Developing the Discipline Collaboratively
AI Change Leadership is an emerging discipline. Its credibility and durability depend on collective insight, not individual authorship.
AI Change Leaders is developing the AI Change Leadership System™ in collaboration with senior leaders from industry and government, trusted advisors, and academic contributors with expertise in organisational change, governance, and technology.
This collaborative approach reflects the belief that effective leadership capabilities for AI-driven change must be informed by real-world practice, research, and cross-sector dialogue.
Assessment & Recognition
As organisations navigate AI-driven change, boards and executive teams increasingly face questions that extend beyond technology—questions of leadership readiness, organisational risk, pace of change, and long-term capability.
AI Change Leaders assesses organisations against the AI Change Leader Standard, benchmarks their maturity, and recognises those that demonstrate the capability to lead continuous transformation responsibly and effectively. Where appropriate, this perspective may be applied through advisory conversations focused on readiness, alignment, and stewardship.
AI Change Leaders does not position itself as a delivery or implementation partner. It exists to provide the intellectual and practical foundation for a discipline that organisations and institutions will build upon.
The Need for a Centre
AI will reshape every organisation and institution over the coming decade. The organisations and institutions that succeed will be those that treat change as a continuous capability — not a series of discrete projects.
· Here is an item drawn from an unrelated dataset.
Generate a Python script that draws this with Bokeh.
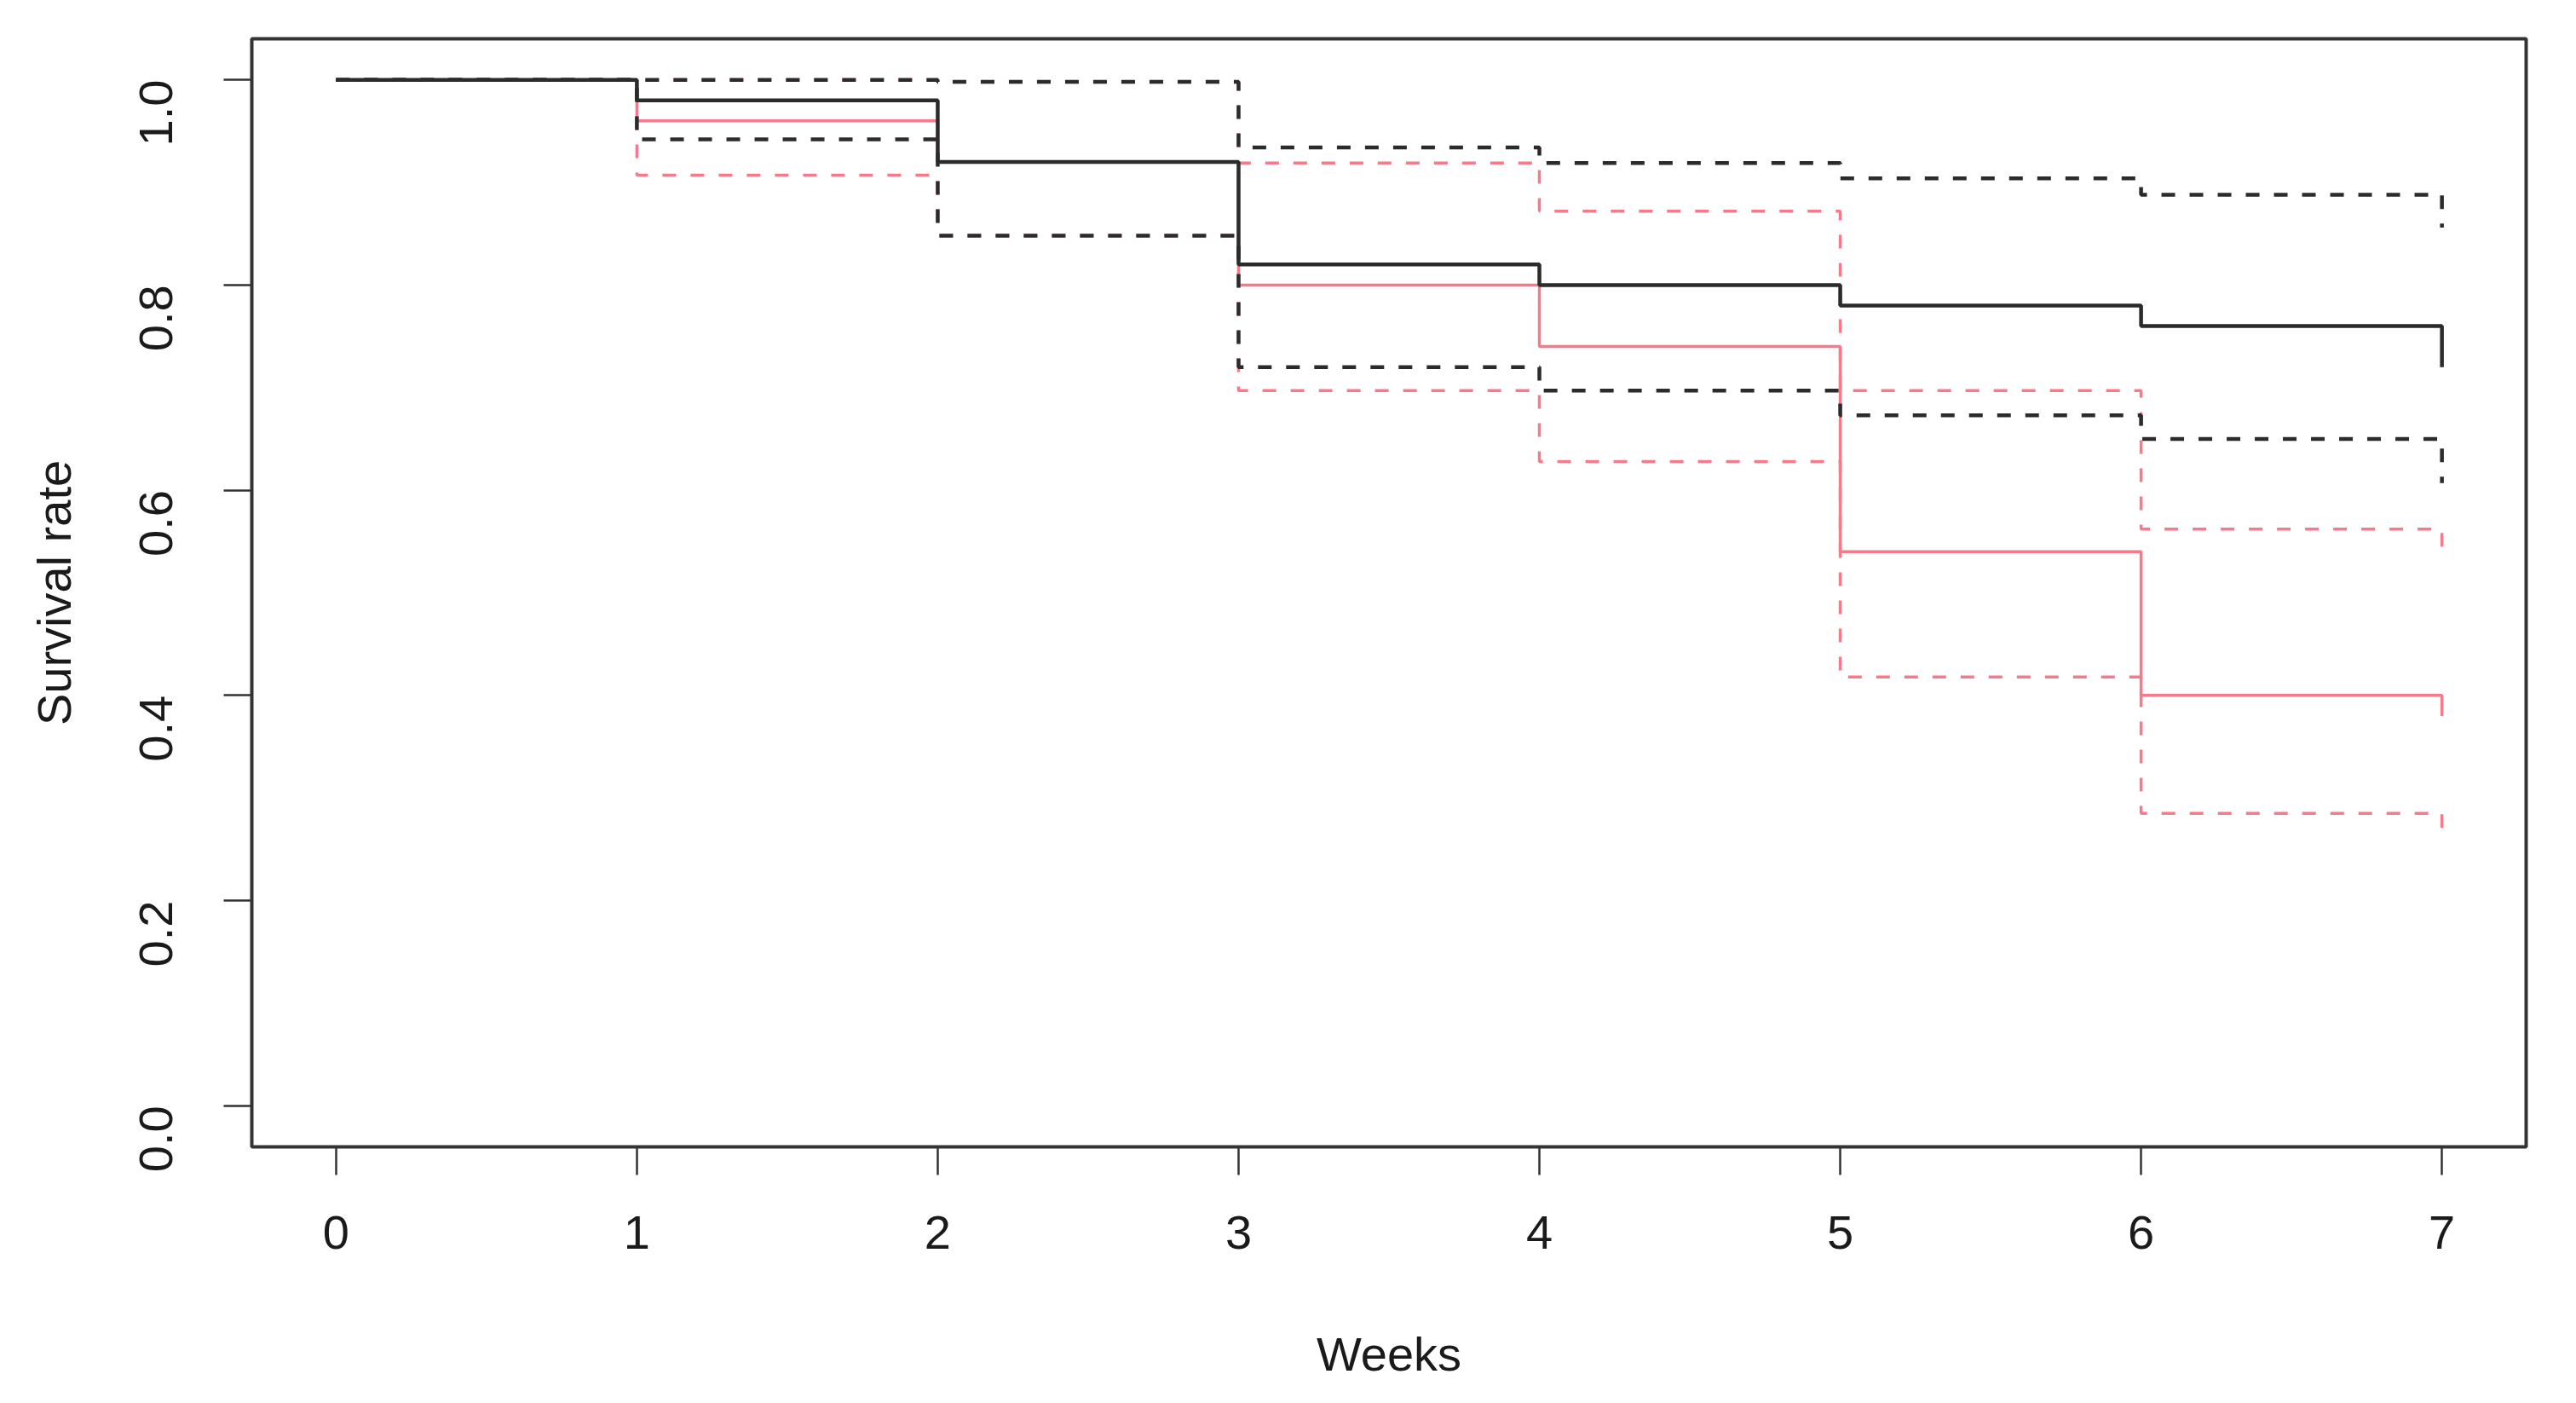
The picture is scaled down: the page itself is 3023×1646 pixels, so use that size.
import math
from bokeh.plotting import figure
from bokeh.models import Range1d, FixedTicker
from bokeh.embed import file_html
from bokeh.resources import INLINE

# ---- data ----
weeks = [0, 1, 2, 3, 4, 5, 6, 7]
surv_black = [1.0, 0.98, 0.92, 0.82, 0.80, 0.78, 0.76, 0.72]
upper_black = [1.0, 1.0, 0.998, 0.934, 0.919, 0.904, 0.888, 0.856]
lower_black = [1.0, 0.942, 0.848, 0.720, 0.697, 0.673, 0.650, 0.607]
surv_red = [1.0, 0.96, 0.92, 0.80, 0.74, 0.54, 0.40, 0.38]
upper_red = [1.0, 1.0, 0.998, 0.919, 0.872, 0.697, 0.562, 0.541]
lower_red = [1.0, 0.907, 0.848, 0.697, 0.628, 0.418, 0.285, 0.267]

x_ticks = [0, 1, 2, 3, 4, 5, 6, 7]
y_ticks = [0.0, 0.2, 0.4, 0.6, 0.8, 1.0]
y_tick_labels = {0.0: "0.0", 0.2: "0.2", 0.4: "0.4", 0.6: "0.6", 0.8: "0.8", 1.0: "1.0"}

BLACK = "#2b2b2b"
RED = "#f7798c"
FONT = "Liberation Sans"

p = figure(width=3007, height=1630, output_backend="svg", toolbar_location=None,
           x_range=Range1d(-0.28, 7.28), y_range=Range1d(-0.04, 1.04),
           min_border_left=295, min_border_right=43, min_border_top=45, min_border_bottom=285)
p.grid.visible = False
p.background_fill_color = "white"
p.border_fill_color = "white"
p.outline_line_color = "#333333"
p.outline_line_width = 4

# red group first, black on top
p.step(weeks, upper_red, mode="after", line_color=RED, line_width=3.5, line_dash="16 17")
p.step(weeks, lower_red, mode="after", line_color=RED, line_width=3.5, line_dash="16 17")
p.step(weeks, surv_red, mode="after", line_color=RED, line_width=3.5)
p.step(weeks, upper_black, mode="after", line_color=BLACK, line_width=4.5, line_dash="16 17")
p.step(weeks, lower_black, mode="after", line_color=BLACK, line_width=4.5, line_dash="16 17")
p.step(weeks, surv_black, mode="after", line_color=BLACK, line_width=4.5)

for ax in (p.xaxis[0], p.yaxis[0]):
    ax.axis_line_color = None
    ax.major_tick_line_color = "#333333"
    ax.major_tick_line_width = 2.5
    ax.major_tick_out = 33
    ax.major_tick_in = 0
    ax.minor_tick_line_color = None
    ax.major_label_text_font = FONT
    ax.major_label_text_font_size = "56px"
    ax.major_label_text_color = "#1a1a1a"
    ax.axis_label_text_font = FONT
    ax.axis_label_text_font_size = "56px"
    ax.axis_label_text_font_style = "normal"
    ax.axis_label_text_color = "#1a1a1a"

p.xaxis.ticker = FixedTicker(ticks=x_ticks)
p.yaxis.ticker = FixedTicker(ticks=y_ticks)
p.yaxis.major_label_overrides = y_tick_labels
p.xaxis.axis_label = "Weeks"
p.yaxis.axis_label = "Survival rate"
p.xaxis.major_label_standoff = 48
p.xaxis.axis_label_standoff = 89
p.yaxis.major_label_orientation = math.pi / 2
p.yaxis.major_label_standoff = 79
p.yaxis.axis_label_standoff = 48

open("out.html", "w").write(file_html(p, INLINE))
AI Change Leadership describes how this capability is led, governed, and sustained. It provides the language, frameworks, and standards that enable boards, executive teams, and practitioners to navigate continuous transformation with clarity and confidence.
This discipline requires a clear centre — an independent authority that defines standards, articulates principles, and advances shared understanding across industries and sectors.
AI Change Leaders exists to provide that centre.